Sunday, June 25, 2006
Jumping The Gun
So for some reason I like to jump the gun on thinking I'm over something, or that I'm perfectly alright, when really, I'm just denying myself the time I need to work through things. Yesterday I was completely convinced that I had made my way out of the huge pit I dug myself into earlier in the week...today...not so sure. My emotions seem to be all over the place. Mostly I just have to get over some pride issues and call someone, like I chose to today. And what a difference that makes! To have someone just to chat and hang with that won't coddle you, but won't discourage you either. I know that I've always struggled with MOTIVATION, but it is becoming more and more apparent every day. EXAMPLE: Meisner Class...haven't been in two weeks. Have found every excuse in the book NOT to memorize my scene. WHAT IS THAT???!!! And now that we only have one class left, it's like "well how far could we get with this scene anyway in one class?" I'm afraid. I know that. But I don't exactly know why. I was going to try and answer that, but I have no idea where to start. hmmm...thought for the day...WHY AM I AFRAID?
Saturday, June 24, 2006
QUITTING! (Not What You Think)
So...I've made the decision to quit my position as a nanny. I've been quite down lately, and I know that it's in part because I am not meeting many people here in Calgary. I am going to find a part time job that allows me to spend more time in the Theatre Industry meeting people and learning all that I can. I made myself look for opportunities around the city and finally got myself motivated enough that I can see the light at the end of the tunnel. I just want to shout out some praise to all of my wonderful mentors, friends and family who have been so supportive and encouraging...I really appreciate it! I'm now super excited about this show I'm putting up in August. It's going to be something completely different! YAY!!!!!!!! I've got my cast, and I am really looking forward to exploring these characters with them! Hallelujah! Well...wish me luck!
Friday, June 23, 2006
Holding On
Well, here I am. An artist. What does that mean? It means in everything I do I look to be creative. No one said it would be easy...and I knew the life of an artist wouldn't, but I am here hanging on by a thread. There are only a few things that keep me holding on: My amazing friends who are so supportive and encouraging, and the words of my acting instructor: You'll want to quit almost every day, but you won't, because you are an artist. I can't imagine my life with out art; any type of art!
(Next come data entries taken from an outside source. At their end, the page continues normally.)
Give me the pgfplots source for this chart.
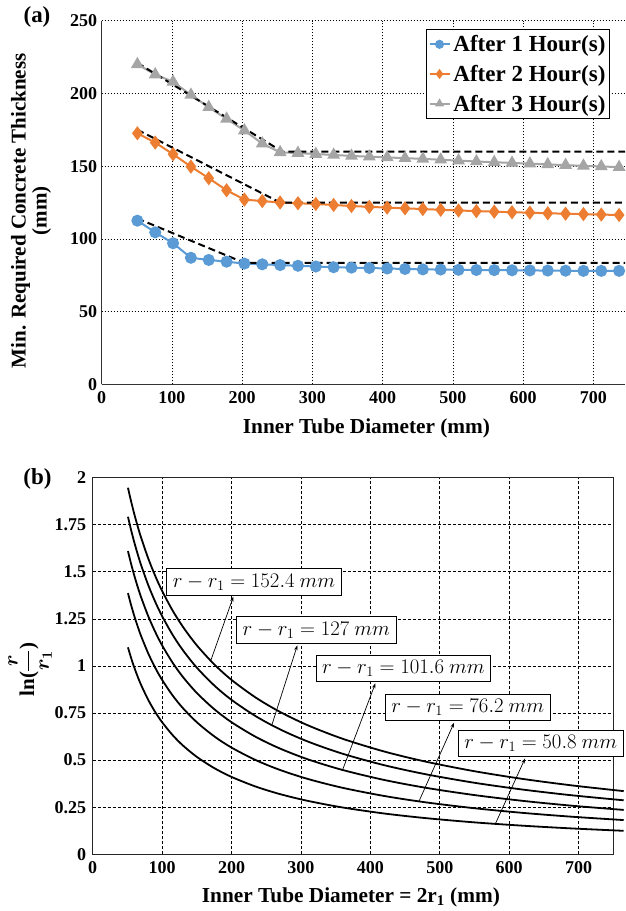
\documentclass[border=0pt]{standalone}
\usepackage{pgfplots}
\pgfplotsset{compat=1.18}
\usepackage{fontspec}
\setmainfont{Liberation Serif}
\usetikzlibrary{arrows.meta}

\definecolor{cblue}{HTML}{5B9BD5}
\definecolor{corange}{HTML}{ED7D31}
\definecolor{cgray}{HTML}{A5A5A5}

\newcommand{\fs}[1]{\fontsize{#1}{#1}\selectfont}
\tikzset{
  lbl/.style={draw=black, fill=white, line width=0.8pt, inner xsep=6pt, inner ysep=5pt, font=\fs{20}},
  lead/.style={line width=0.7pt, -{Stealth[length=5pt, width=3.5pt]}},
  crv/.style={black, line width=1.8pt, smooth, mark=none},
}

\begin{document}
\begin{tikzpicture}
\useasboundingbox (0pt,0pt) rectangle (625pt,-911pt);

% ---------- (a) required concrete thickness ----------
\begin{axis}[
  at={(101.7pt,-384.3pt)}, anchor=south west,
  scale only axis, width=523.3pt, height=363.6pt,
  xmin=0, xmax=745, ymin=0, ymax=250,
  xtick={0,100,...,700}, ytick={0,50,...,250},
  grid=major,
  major grid style={black, line width=0.6pt, dash pattern=on 1.5pt off 1.5pt},
  axis x line*=bottom, axis y line*=left,
  axis line style={-, line width=1.5pt, black!80},
  major tick length=0pt,
  /pgf/number format/assume math mode=true,
  tick label style={font=\fs{18}\bfseries},
  xticklabel style={yshift=-4pt},
  yticklabel style={xshift=-1pt},
  xlabel={Inner Tube Diameter (mm)},
  xlabel style={font=\fs{21.3}\bfseries, at={(axis description cs:0.506,-0.12)}, anchor=center},
  ylabel={Min. Required Concrete Thickness\\(mm)},
  ylabel style={font=\fs{21}\bfseries, align=center, at={(axis description cs:-0.135,0.477)}, anchor=center},
  legend style={at={(0.971,0.977)}, anchor=north east, draw=black, line width=0.8pt,
    font=\fs{23}\bfseries, inner xsep=2pt, inner ysep=4pt, row sep=8pt,
    /tikz/every odd column/.append style={column sep=1pt}},
  legend cell align=left,
  legend image code/.code={
    \draw[mark repeat=2, mark phase=2, #1, line width=1.8pt, mark size=3.6pt]
      plot coordinates {(0pt,0pt) (10pt,0pt) (20pt,0pt)};},
]
\addplot[color=cblue, line width=2pt, mark=*, mark size=5pt] coordinates {
 (50.8,112.5) (76.2,104.5) (101.6,97) (127,87) (152.4,85.5) (177.8,84.3)
 (203.2,83) (228.6,82.5) (254,82) (279.4,81.5) (304.8,81) (330.2,80.5)
 (355.6,80.2) (381,80) (406.4,79.6) (431.8,79.3) (457.2,79) (482.6,78.9)
 (508,78.7) (533.4,78.6) (558.8,78.5) (584.2,78.4) (609.6,78.3) (635,78.2)
 (660.4,78.1) (685.8,78) (711.2,78) (736.6,78)};
\addlegendentry{After 1 Hour(s)}
\addplot[color=corange, line width=2pt, mark=diamond*, mark size=5.5pt] coordinates {
 (50.8,172.6) (76.2,166.2) (101.6,158.2) (127,149.7) (152.4,141.7) (177.8,133.4)
 (203.2,127) (228.6,126) (254,125) (279.4,124.5) (304.8,124) (330.2,123.3)
 (355.6,122.6) (381,122) (406.4,121.5) (431.8,121) (457.2,120.5) (482.6,120)
 (508,119.5) (533.4,119.1) (558.8,118.7) (584.2,118.3) (609.6,118) (635,117.6)
 (660.4,117.3) (685.8,117) (711.2,116.7) (736.6,116.4)};
\addlegendentry{After 2 Hour(s)}
\addplot[color=cgray, line width=2pt, mark=triangle*, mark size=5.5pt] coordinates {
 (50.8,220) (76.2,213) (101.6,208) (127,199) (152.4,190.5) (177.8,182.5)
 (203.2,174.5) (228.6,165.5) (254,159.5) (279.4,159) (304.8,158.3) (330.2,157.7)
 (355.6,157) (381,156.5) (406.4,156) (431.8,155.5) (457.2,155) (482.6,154.4)
 (508,153.8) (533.4,153.2) (558.8,152.7) (584.2,152.2) (609.6,151.7) (635,151.2)
 (660.4,150.7) (685.8,150.2) (711.2,149.8) (736.6,149.3)};
\addlegendentry{After 3 Hour(s)}
% simplified design lines
\addplot[forget plot, black, line width=2pt, dash pattern=on 7pt off 4pt]
  coordinates {(50.8,114) (203.2,83.5) (745,83.5)};
\addplot[forget plot, black, line width=2pt, dash pattern=on 7pt off 4pt]
  coordinates {(50.8,175) (254,125) (745,125)};
\addplot[forget plot, black, line width=2pt, dash pattern=on 7pt off 4pt]
  coordinates {(50.8,221) (257,160) (745,160)};
\end{axis}

% ---------- (b) ln(r/r1) against inner diameter ----------
\begin{axis}[
  at={(92.7pt,-854.3pt)}, anchor=south west,
  scale only axis, width=520.6pt, height=376.8pt,
  xmin=0, xmax=750, ymin=0, ymax=2,
  xtick={0,100,...,700}, ytick={0,0.25,0.5,0.75,1,1.25,1.5,1.75,2},
  grid=major,
  major grid style={black, line width=0.6pt, dash pattern=on 3pt off 2pt},
  axis line style={line width=1.3pt, black!85},
  major tick length=0pt,
  clip=false,
  /pgf/number format/assume math mode=true,
  tick label style={font=\fs{18}\bfseries},
  xticklabel style={yshift=-4pt},
  yticklabel style={xshift=-3pt},
  xlabel={Inner Tube Diameter = 2r\textsubscript{1} (mm)},
  xlabel style={font=\fs{21.3}\bfseries, at={(axis description cs:0.496,-0.113)}, anchor=center},
  ylabel={ln(\raisebox{0.05em}{$\displaystyle\frac{r}{r_1}$})},
  ylabel style={font=\fs{21}\bfseries\boldmath, at={(axis description cs:-0.12,0.49)}, anchor=center},
]
% r - r1 = 152.4 mm
\addplot[crv] coordinates {
 (50.8,1.9459) (55,1.8782) (60,1.8050) (65,1.7386) (70,1.6779) (80,1.5707)
 (90,1.4786) (100,1.3982) (115,1.2948) (130,1.2074) (150,1.1092) (175,1.0086)
 (200,0.9258) (235,0.8316) (270,0.7556) (310,0.6847) (360,0.6134) (420,0.5456)
 (480,0.4917) (550,0.4410) (620,0.3999) (690,0.3659) (765,0.3354)};
% r - r1 = 127 mm
\addplot[crv] coordinates {
 (50.8,1.7918) (55,1.7260) (60,1.6550) (65,1.5908) (70,1.5323) (80,1.4291)
 (90,1.3408) (100,1.2641) (115,1.1659) (130,1.0831) (150,0.9908) (175,0.8967)
 (200,0.8198) (235,0.7328) (270,0.6630) (310,0.5985) (360,0.5339) (420,0.4730)
 (480,0.4248) (550,0.3797) (620,0.3434) (690,0.3134) (765,0.2867)};
% r - r1 = 101.6 mm
\addplot[crv] coordinates {
 (50.8,1.6094) (55,1.5464) (60,1.4786) (65,1.4174) (70,1.3617) (80,1.2641)
 (90,1.1811) (100,1.1092) (115,1.0178) (130,0.9412) (150,0.8564) (175,0.7707)
 (200,0.7011) (235,0.6231) (270,0.5611) (310,0.5041) (360,0.4476) (420,0.3946)
 (480,0.3530) (550,0.3144) (620,0.2835) (690,0.2581) (765,0.2356)};
% r - r1 = 76.2 mm
\addplot[crv] coordinates {
 (50.8,1.3863) (55,1.3274) (60,1.2641) (65,1.2074) (70,1.1560) (80,1.0664)
 (90,0.9908) (100,0.9258) (115,0.8438) (130,0.7758) (150,0.7011) (175,0.6264)
 (200,0.5664) (235,0.4999) (270,0.4476) (310,0.3999) (360,0.3530) (420,0.3096)
 (480,0.2757) (550,0.2446) (620,0.2198) (690,0.1996) (765,0.1817)};
% r - r1 = 50.8 mm
\addplot[crv] coordinates {
 (50.8,1.0986) (55,1.0464) (60,0.9908) (65,0.9412) (70,0.8967) (80,0.8198)
 (90,0.7556) (100,0.7011) (115,0.6332) (130,0.5775) (150,0.5172) (175,0.4578)
 (200,0.4108) (235,0.3593) (270,0.3194) (310,0.2835) (360,0.2486) (420,0.2166)
 (480,0.1920) (550,0.1695) (620,0.1518) (690,0.1374) (765,0.1247)};

% curve labels with leader arrows
\draw[lead] (axis cs:170,1.027) -- (axis cs:202.6,1.367);
\draw[lead] (axis cs:258,0.685) -- (axis cs:294.8,1.109);
\draw[lead] (axis cs:360,0.448) -- (axis cs:407.2,0.907);
\draw[lead] (axis cs:470,0.281) -- (axis cs:520.6,0.698);
\draw[lead] (axis cs:580,0.161) -- (axis cs:622.9,0.509);
\node[lbl] at (axis cs:232.4,1.445) {$r - r_1 = 152.4\ mm$};
\node[lbl] at (axis cs:322.2,1.190) {$r - r_1 = 127\ mm$};
\node[lbl] at (axis cs:447.6,0.988) {$r - r_1 = 101.6\ mm$};
\node[lbl] at (axis cs:540.3,0.779) {$r - r_1 = 76.2\ mm$};
\node[lbl] at (axis cs:645.5,0.589) {$r - r_1 = 50.8\ mm$};
\end{axis}

\node[font=\fs{23}\bfseries] at (37pt,-17pt) {(a)};
\node[font=\fs{23}\bfseries] at (37.5pt,-479pt) {(b)};
\end{tikzpicture}
\end{document}
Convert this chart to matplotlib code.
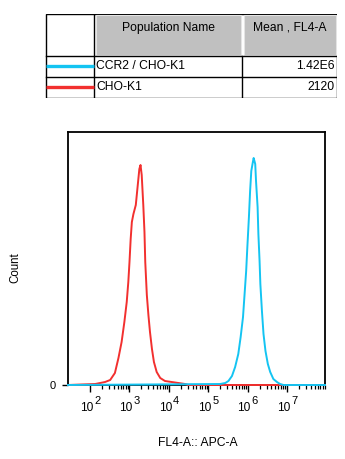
import matplotlib
matplotlib.use("Agg")
import matplotlib.pyplot as plt
import matplotlib.patches as mpatches
from matplotlib.ticker import FixedLocator, NullFormatter
import numpy as np

plt.rcParams["font.family"] = ["Liberation Sans", "DejaVu Sans"]

W, H = 345, 459
BLUE = "#14C4F2"
RED = "#F2302F"

# population table
pop_names = ["CCR2 / CHO-K1", "CHO-K1"]
pop_means = ["1.42E6", "2120"]
pop_colors = [BLUE, RED]

# histograms (log10 FL4-A, count)
red_log = [2.13, 2.38, 2.51, 2.63, 2.72, 2.80, 2.87, 2.93, 2.97, 3.00, 3.03,
           3.06, 3.10, 3.16, 3.20, 3.25, 3.28, 3.31, 3.35, 3.38, 3.40, 3.44,
           3.48, 3.52, 3.57, 3.62, 3.69, 3.78, 3.90, 4.07, 4.24, 4.41, 4.49]
red_cnt = [1, 3, 5, 12, 27, 43, 63, 83, 103, 123, 146,
           163, 171, 180, 196, 216, 220, 210, 180, 153, 123, 90,
           70, 53, 36, 23, 13, 7, 4, 3, 2, 1, 0]

blue_log = [5.30, 5.43, 5.51, 5.60, 5.68, 5.76, 5.82, 5.88, 5.92, 5.96, 5.99,
            6.03, 6.06, 6.09, 6.13, 6.15, 6.19, 6.21, 6.25, 6.27, 6.30, 6.32,
            6.36, 6.40, 6.45, 6.51, 6.57, 6.65, 6.74, 6.82, 6.91]
blue_cnt = [1, 2, 4, 9, 18, 31, 48, 68, 91, 114, 138,
            168, 194, 214, 223, 227, 221, 204, 178, 151, 124, 101,
            74, 51, 34, 21, 13, 6, 3, 1, 0]

decades = [2, 3, 4, 5, 6, 7]
x_lo, x_hi = 10 ** 1.44, 10 ** 7.96
y_hi = 253

fig = plt.figure(figsize=(W / 100, H / 100), dpi=100, facecolor="white")


def fx(px):
    return px / W


def fy(py):
    return 1 - py / H


# ── table ─────────────────────────────────────────────
tb = fig.add_axes([fx(45), fy(98), fx(292), 84 / H])
tb.set_xlim(45, 337); tb.set_ylim(98, 14); tb.axis("off")

tb.add_patch(mpatches.Rectangle((45.5, 14), 291, 83.5, facecolor="none",
                                edgecolor="black", lw=1.0))
tb.plot([45.5, 336.5], [55.5, 55.5], color="black", lw=1.0)
tb.plot([45.5, 336.5], [76.5, 76.5], color="black", lw=1.0)
tb.plot([94, 94], [14, 97.5], color="black", lw=1.0)
tb.plot([242, 242], [55.5, 97.5], color="black", lw=1.0)

for x0, x1 in [(95.5, 241), (243.5, 336)]:
    tb.add_patch(mpatches.Rectangle((x0, 15), x1 - x0, 39.5, facecolor="#C0C0C0",
                                    edgecolor="#E4E4E4", lw=0.8))

tb.text(168, 28, "Population Name", fontsize=8.7, ha="center", va="center")
tb.text(289.5, 28, "Mean , FL4-A", fontsize=8.7, ha="center", va="center")

for i, (name, mean, c) in enumerate(zip(pop_names, pop_means, pop_colors)):
    yc = 66 + i * 21
    tb.plot([45.5, 94], [yc, yc], color=c, lw=2.4, solid_capstyle="butt")
    tb.text(96, yc, name, fontsize=8.7, ha="left", va="center")
    tb.text(335, yc, mean, fontsize=8.7, ha="right", va="center")

# ── histogram ─────────────────────────────────────────
ax = fig.add_axes([fx(68), fy(385), fx(325 - 68), (385 - 132) / H])
ax.set_xscale("log")
ax.set_xlim(x_lo, x_hi)
ax.set_ylim(0, y_hi)

for lg, cnt, c in [(red_log, red_cnt, RED), (blue_log, blue_cnt, BLUE)]:
    xs = np.concatenate([[x_lo], 10 ** np.array(lg), [x_hi]])
    ys = np.concatenate([[0], cnt, [0]])
    ax.plot(xs, ys, color=c, lw=1.4, clip_on=False, zorder=5)

for s in ax.spines.values():
    s.set_linewidth(1.3)

ax.xaxis.set_major_locator(FixedLocator([10.0 ** d for d in decades]))
ax.xaxis.set_minor_locator(FixedLocator([m * 10.0 ** d for d in decades for m in range(2, 10)]))
ax.xaxis.set_major_formatter(NullFormatter())
ax.xaxis.set_minor_formatter(NullFormatter())
ax.tick_params(axis="x", which="major", length=5, width=1.0, direction="out")
ax.tick_params(axis="x", which="minor", length=2.8, width=0.9, direction="out")

ax.set_yticks([0])
ax.set_yticklabels(["0"], fontsize=8)
ax.tick_params(axis="y", length=4.5, width=1.0, pad=4)

for d in decades:
    ax.annotate("10", xy=(10.0 ** d, 0), xycoords=("data", "axes fraction"),
                xytext=(3, -23), textcoords="offset pixels",
                ha="right", va="center", fontsize=8.6)
    ax.annotate(str(d), xy=(10.0 ** d, 0), xycoords=("data", "axes fraction"),
                xytext=(4, -16), textcoords="offset pixels",
                ha="left", va="center", fontsize=8)

fig.text(fx(15), fy(268), "Count", fontsize=8.3, rotation=90, ha="center", va="center")
fig.text(fx(198), fy(443), "FL4-A:: APC-A", fontsize=8.7, ha="center", va="center")

fig.savefig("out.png", dpi=100, facecolor="white")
I live to create and affect the lives of others. Right now I am trying to remember that as I work at my day job for money! So, I must keep my motivation and read The Creative Habit, and The Artist's Way, and Meisner on Acting, and lots of other books. I will have a lot of coffees with working professionals and learn everything I can about the business and the craft. I will forgive myself for the mistakes I make, because they only make me a stronger person. I will love the Lord my God with all my mind, body and spirit, for that is what He wants me to do. I find when one thing is slipping in my life the others all start to suffer as well. This is me. Like it or not.
Post Graduate Work
The show I am presently working on was inspired by my 20 minute solo show that I performed as a part of class requirement in April 2006 entitled EXPOSED. I was challenged to be vulnerable in my work and as a result of that, learned more about myself than I ever thought possible. Through the process of creating that show I was filled with a desire to explore other characters in the same light as the character I had already developed based on me. The questions I want to explore with other emerging, Calgary actors are: How do other people experience these same problems? Are people aware that they are seen differently than they think they are? Do we get so blinded by expectations from friends and family that we forget our own passions and dreams? I want to try my hand at writing and directing. I am prepared for the many hurdles and obstaclesI will encounter along the way. I suppose it is similar to what a 3rd and 4th year student, in a different style of Theatre Program, might attempt at this stage in their learning. Choosing to perform this work challenges me and let’s me sort some things out and learn more about myself and others. I’m not sure where this show is headed yet. I have the roots planted, and now I want to discover its potential. This is a first step to creating my own work and jumping into the theatre world. Auditions, rehearsals and shows are all being held in spaces I can afford as a graduate and starving actor: FREE! Right now I am working with whatever I can get.